Taking the data below, please print only the lines from the line holding "Give me the matplotlib source for this chart." to the line holding "from matplotlib import font_manager", inclusive, with pictures omitted.
◆ ◆ ◆
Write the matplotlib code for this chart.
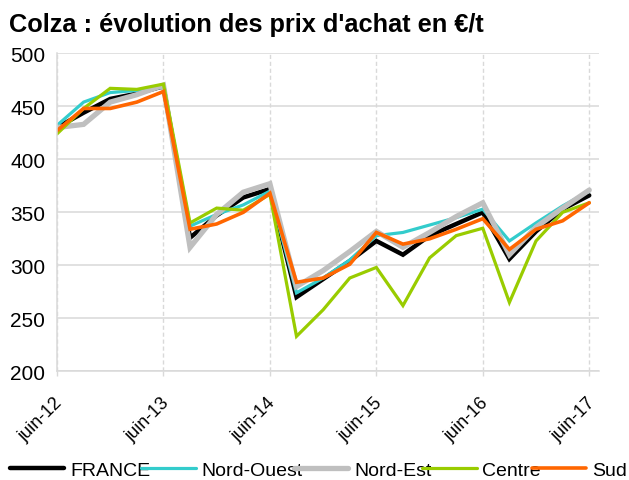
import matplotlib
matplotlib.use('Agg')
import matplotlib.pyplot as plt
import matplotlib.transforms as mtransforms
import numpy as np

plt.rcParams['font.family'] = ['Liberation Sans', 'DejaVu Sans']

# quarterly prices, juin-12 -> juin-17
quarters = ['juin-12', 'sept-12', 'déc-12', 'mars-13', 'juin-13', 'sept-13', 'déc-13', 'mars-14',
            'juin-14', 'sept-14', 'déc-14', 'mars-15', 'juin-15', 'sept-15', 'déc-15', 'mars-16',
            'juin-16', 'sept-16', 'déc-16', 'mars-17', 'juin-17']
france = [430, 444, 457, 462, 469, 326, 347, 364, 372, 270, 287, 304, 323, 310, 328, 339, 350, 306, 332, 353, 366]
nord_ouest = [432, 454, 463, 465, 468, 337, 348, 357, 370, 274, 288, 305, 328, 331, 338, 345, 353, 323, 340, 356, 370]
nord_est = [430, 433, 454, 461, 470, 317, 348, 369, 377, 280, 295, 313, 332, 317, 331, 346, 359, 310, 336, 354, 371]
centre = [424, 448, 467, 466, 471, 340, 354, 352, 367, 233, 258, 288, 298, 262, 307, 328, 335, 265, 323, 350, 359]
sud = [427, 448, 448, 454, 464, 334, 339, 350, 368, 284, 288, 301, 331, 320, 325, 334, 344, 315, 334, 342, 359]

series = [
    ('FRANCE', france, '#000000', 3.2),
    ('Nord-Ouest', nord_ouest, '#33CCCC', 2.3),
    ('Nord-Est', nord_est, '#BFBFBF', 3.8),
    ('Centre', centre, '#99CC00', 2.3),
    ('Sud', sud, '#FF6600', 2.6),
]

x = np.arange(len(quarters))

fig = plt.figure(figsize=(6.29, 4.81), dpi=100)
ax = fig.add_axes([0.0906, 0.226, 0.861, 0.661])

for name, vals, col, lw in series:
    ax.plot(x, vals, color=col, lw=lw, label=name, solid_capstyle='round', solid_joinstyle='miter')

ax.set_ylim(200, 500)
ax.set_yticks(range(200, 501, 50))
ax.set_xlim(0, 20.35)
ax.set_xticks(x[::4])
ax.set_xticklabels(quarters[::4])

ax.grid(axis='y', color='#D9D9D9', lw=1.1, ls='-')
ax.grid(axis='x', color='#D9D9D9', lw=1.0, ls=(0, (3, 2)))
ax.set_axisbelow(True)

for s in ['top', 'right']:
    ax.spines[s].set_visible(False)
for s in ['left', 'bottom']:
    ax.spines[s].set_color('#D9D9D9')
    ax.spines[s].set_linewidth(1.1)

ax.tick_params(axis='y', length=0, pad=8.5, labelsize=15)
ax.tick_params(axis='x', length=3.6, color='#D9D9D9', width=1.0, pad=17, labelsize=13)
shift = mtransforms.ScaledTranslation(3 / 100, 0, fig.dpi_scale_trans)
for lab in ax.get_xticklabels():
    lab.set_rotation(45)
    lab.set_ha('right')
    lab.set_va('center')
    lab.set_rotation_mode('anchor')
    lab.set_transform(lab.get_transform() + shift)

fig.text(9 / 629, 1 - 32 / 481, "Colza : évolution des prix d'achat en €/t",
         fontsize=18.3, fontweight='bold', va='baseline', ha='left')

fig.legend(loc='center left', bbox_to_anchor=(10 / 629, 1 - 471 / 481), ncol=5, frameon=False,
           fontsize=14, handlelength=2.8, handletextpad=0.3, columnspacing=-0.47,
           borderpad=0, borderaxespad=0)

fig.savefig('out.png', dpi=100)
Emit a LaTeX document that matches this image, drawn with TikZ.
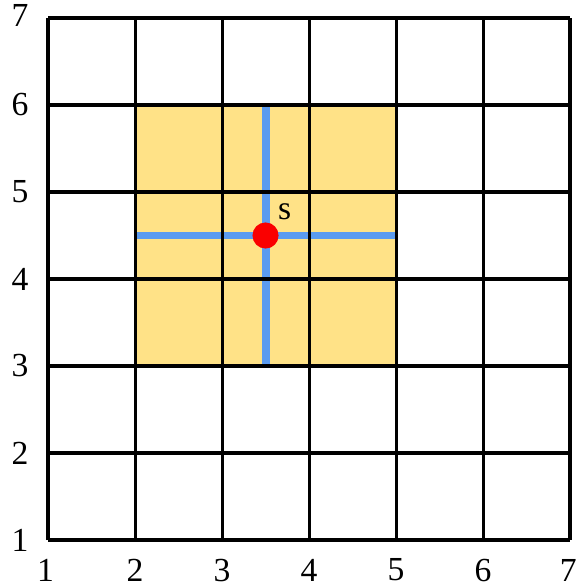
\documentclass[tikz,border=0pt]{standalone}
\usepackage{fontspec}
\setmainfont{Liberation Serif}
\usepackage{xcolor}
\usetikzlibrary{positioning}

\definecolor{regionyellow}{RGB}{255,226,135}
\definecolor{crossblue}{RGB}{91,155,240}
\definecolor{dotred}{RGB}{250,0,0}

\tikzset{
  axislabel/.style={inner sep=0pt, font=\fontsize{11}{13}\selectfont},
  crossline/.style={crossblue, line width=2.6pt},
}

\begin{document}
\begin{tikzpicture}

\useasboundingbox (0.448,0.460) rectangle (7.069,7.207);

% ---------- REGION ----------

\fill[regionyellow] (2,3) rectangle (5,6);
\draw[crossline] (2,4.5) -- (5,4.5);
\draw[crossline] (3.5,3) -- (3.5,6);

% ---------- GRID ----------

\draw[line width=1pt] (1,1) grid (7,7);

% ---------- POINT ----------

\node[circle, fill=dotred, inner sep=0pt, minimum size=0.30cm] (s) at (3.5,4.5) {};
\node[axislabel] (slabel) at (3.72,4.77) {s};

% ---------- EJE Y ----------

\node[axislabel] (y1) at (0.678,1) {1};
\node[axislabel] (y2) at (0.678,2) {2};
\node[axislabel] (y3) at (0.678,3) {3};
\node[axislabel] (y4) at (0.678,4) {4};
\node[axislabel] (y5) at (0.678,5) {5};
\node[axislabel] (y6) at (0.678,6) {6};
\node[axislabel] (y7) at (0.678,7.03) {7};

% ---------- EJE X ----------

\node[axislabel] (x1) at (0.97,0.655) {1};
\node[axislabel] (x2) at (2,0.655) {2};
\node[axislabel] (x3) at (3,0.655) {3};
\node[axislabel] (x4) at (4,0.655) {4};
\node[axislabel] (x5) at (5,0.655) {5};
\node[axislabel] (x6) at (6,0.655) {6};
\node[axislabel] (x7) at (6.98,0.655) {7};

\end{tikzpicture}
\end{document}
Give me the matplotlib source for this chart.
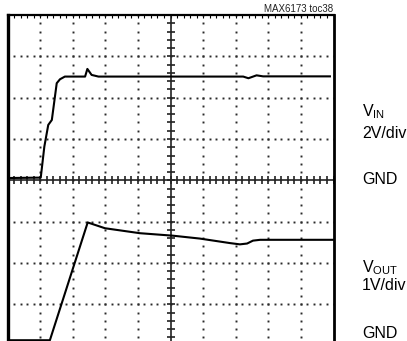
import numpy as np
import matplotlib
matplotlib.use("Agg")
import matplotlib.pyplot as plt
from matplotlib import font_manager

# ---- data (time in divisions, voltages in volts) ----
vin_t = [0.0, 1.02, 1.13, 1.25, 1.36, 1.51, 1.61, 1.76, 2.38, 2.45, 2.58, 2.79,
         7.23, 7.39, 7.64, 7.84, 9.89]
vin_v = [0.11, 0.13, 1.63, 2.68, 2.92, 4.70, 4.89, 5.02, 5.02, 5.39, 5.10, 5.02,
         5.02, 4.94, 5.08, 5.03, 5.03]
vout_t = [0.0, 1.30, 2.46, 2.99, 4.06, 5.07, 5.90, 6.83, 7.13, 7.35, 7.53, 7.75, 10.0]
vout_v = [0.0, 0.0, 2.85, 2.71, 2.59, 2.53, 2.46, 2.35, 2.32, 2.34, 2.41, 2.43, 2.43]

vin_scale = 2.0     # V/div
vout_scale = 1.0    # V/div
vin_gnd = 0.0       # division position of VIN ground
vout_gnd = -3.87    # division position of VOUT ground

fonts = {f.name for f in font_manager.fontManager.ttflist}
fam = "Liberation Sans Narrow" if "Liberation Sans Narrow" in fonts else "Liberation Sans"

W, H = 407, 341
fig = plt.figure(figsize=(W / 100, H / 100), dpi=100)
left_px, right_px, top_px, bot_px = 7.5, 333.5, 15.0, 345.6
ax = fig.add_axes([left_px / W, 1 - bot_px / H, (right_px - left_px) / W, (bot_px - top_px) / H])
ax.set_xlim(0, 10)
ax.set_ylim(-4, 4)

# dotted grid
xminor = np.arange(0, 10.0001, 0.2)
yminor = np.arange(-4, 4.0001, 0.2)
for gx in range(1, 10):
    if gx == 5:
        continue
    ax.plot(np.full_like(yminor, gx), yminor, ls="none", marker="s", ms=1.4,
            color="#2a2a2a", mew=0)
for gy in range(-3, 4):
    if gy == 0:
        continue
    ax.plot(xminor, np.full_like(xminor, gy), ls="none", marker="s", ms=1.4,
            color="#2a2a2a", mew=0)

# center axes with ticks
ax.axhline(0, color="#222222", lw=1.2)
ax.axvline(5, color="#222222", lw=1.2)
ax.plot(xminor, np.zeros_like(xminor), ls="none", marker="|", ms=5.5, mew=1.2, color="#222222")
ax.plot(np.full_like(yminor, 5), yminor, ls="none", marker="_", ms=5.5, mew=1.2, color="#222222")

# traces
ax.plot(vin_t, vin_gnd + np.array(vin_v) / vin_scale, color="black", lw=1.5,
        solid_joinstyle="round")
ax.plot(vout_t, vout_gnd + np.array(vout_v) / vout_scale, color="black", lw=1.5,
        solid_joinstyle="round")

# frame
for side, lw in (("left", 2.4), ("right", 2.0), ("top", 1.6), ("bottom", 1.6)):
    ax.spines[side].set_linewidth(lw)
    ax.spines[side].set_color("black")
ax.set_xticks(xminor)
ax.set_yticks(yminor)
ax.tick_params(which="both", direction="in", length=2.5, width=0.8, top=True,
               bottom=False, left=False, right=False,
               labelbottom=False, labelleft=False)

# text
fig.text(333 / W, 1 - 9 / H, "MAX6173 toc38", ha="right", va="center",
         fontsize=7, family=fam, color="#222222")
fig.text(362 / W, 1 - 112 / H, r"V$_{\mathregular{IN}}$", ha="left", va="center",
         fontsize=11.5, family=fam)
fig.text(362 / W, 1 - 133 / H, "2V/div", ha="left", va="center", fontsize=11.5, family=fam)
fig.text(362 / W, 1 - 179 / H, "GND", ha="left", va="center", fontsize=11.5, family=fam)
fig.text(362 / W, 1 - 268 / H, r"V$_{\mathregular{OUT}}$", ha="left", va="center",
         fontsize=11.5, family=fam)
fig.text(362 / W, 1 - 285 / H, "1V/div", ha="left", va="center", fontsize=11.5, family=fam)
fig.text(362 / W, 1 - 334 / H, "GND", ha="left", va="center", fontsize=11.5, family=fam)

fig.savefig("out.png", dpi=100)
◆ ◆ ◆
(COMPLETE OUTPUT):
Give me the matplotlib source for this chart.
import numpy as np
import matplotlib
matplotlib.use("Agg")
import matplotlib.pyplot as plt
from matplotlib import font_manager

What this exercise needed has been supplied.